Lack of reliable information on emerging markets, buyers and the world trade patterns and limited portfolio in the export basket have impeded growth. The low level of sales in petroleum products, transport equipment and spices resulted in exports declining by five percent.

He said the utilization of export finance instruments is low. The percentage of export transactions covered by export credit guarantee and insurance is around two to four percent in Sri Lanka compared to the international average of 10-12 percent. The variety, availability and sophistication of export finance solutions are limited.

Former Chairman, Ceylon Chamber of Commerce, Chandra Jayaratne said the primary reason for the decline in exports is the reforms needed to boost exports have not being carried out resulting in export income plummeting for several months.

"We have to accept the global economic slowdown especially in Europe and the Middle East but it is no excuse for the declining trend to continue further. We have been relying heavily on traditional export commodities such as tea, rubber and garments for foreign exchange earnings. We need to think out of the box and come up with niche products that will be in demand in the global market.

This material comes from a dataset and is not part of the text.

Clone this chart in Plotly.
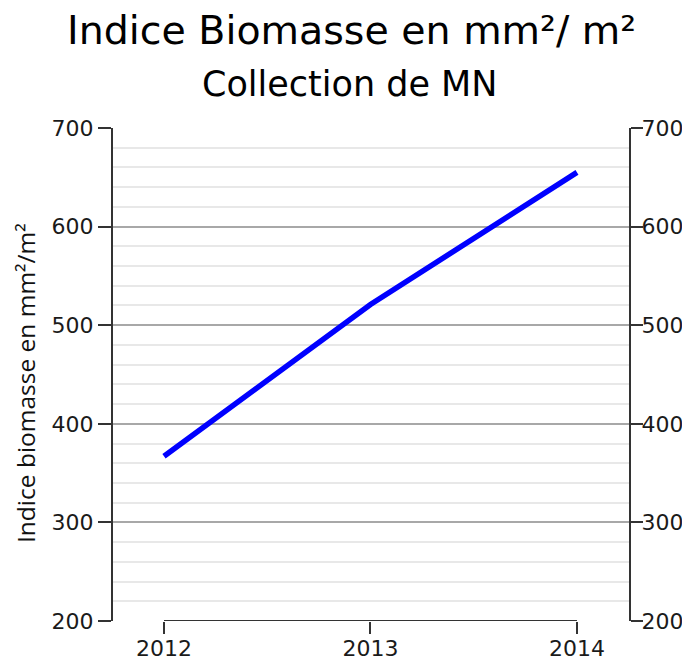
import plotly.graph_objects as go

years = [2012, 2013, 2014]
biomasse = [367, 521, 655]
y_ticks = [200, 300, 400, 500, 600, 700]

title_text = "Indice Biomasse en mm²/ m²"
subtitle_text = "Collection de MN"
ytitle_text = "Indice biomasse en mm²/m²"

FONT = "DejaVu Sans"
AXC = "#333333"
TXT = "#1a1a1a"

fig = go.Figure()
fig.add_trace(go.Scatter(x=years, y=biomasse, mode="lines",
                         line=dict(color="#0000ff", width=5.5),
                         showlegend=False, hoverinfo="x+y"))
fig.add_trace(go.Scatter(x=years, y=biomasse, mode="lines", yaxis="y2",
                         line=dict(color="rgba(0,0,0,0)", width=0),
                         showlegend=False, hoverinfo="skip"))

yaxis_common = dict(range=[200, 700], tickvals=y_ticks, ticks="outside",
                    tickwidth=2, tickcolor=AXC,
                    showline=True, linecolor=AXC, linewidth=2,
                    tickfont=dict(family=FONT, size=22, color=TXT),
                    zeroline=False, fixedrange=True, automargin=False)

# the page body adds an 8px margin, so the figure is 682x656
fig.update_layout(
    template="none",
    width=682, height=656,
    margin=dict(l=105, r=61, t=120, b=43, autoexpand=False),
    paper_bgcolor="white", plot_bgcolor="white",
    font=dict(family=FONT),
    xaxis=dict(range=[2011.753, 2014.252], tickvals=years,
               ticktext=[str(y) for y in years],
               ticks="outside", ticklen=12, tickwidth=2, tickcolor=AXC,
               ticklabelstandoff=-4,
               showline=False, showgrid=False, zeroline=False, automargin=False,
               tickfont=dict(family=FONT, size=22, color=TXT)),
    yaxis=dict(**yaxis_common, ticklen=13, showgrid=True, gridcolor="#a8a8a8", gridwidth=1.5,
               minor=dict(dtick=20, showgrid=True, gridcolor="#e8e8e8", gridwidth=1.5,
                          ticks="")),
    yaxis2=dict(**yaxis_common, ticklen=12, ticklabelstandoff=-6,
                overlaying="y", side="right", showgrid=False),
    shapes=[dict(type="line", xref="x", yref="y", x0=years[0], x1=years[-1],
                 y0=y_ticks[0], y1=y_ticks[0], line=dict(color=AXC, width=2))],
)
fig.add_annotation(text=title_text, xref="paper", yref="paper", x=0.5, y=1,
                   xanchor="center", yanchor="top", xshift=-20, yshift=123, showarrow=False,
                   font=dict(family=FONT, size=39.5, color="black"))
fig.add_annotation(text=subtitle_text, xref="paper", yref="paper", x=0.5, y=1,
                   xanchor="center", yanchor="top", xshift=-21, yshift=66, showarrow=False,
                   font=dict(family=FONT, size=35, color="black"))
fig.add_annotation(text=ytitle_text, xref="paper", yref="paper", x=0, y=0.5,
                   xanchor="center", yanchor="middle", xshift=-88, yshift=-8.5,
                   textangle=-90, showarrow=False,
                   font=dict(family="Open Sans", size=24.5, color="#111"))
fig.write_html("out.html")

"Exports are declining because there is no incentive for investment in the export industry. Businessmen make easy choices by importing goods and having a margin in sales in the country. They acquire businesses which are already established and do not venture into creative areas that will bring in revenue. There should be labour market, agriculture and land reforms," Jayaratne said.

He said productivity should be rewarded and product cycles should be identified to cater to the needs of the global market.

Former Chairman, Sri Lanka Export Development Board Dr. Rohantha Athukorala said there is a lot of focus on FTA's but we must also focus on the aspects that boost exports other than mere preferential pricing. There must be a focus on supply chain development, consistency of quality, improving physical distribution to making the product available to customers at the right time which are the real challenges for Sri Lankan companies."

Export earnings declined by 5.0 percent, year-on-year, to US $ 897 million in June this year from US$ 944 million in the corresponding month last year, led by lower export performance in petroleum products, transport equipment and spices. On a cumulative basis, earnings from exports during the first half of this year contracted by 5.8 per cent, year-on-year, to US dollars 5,108 million mainly due to reduction in export earnings from transport equipment, petroleum products, tea and spices.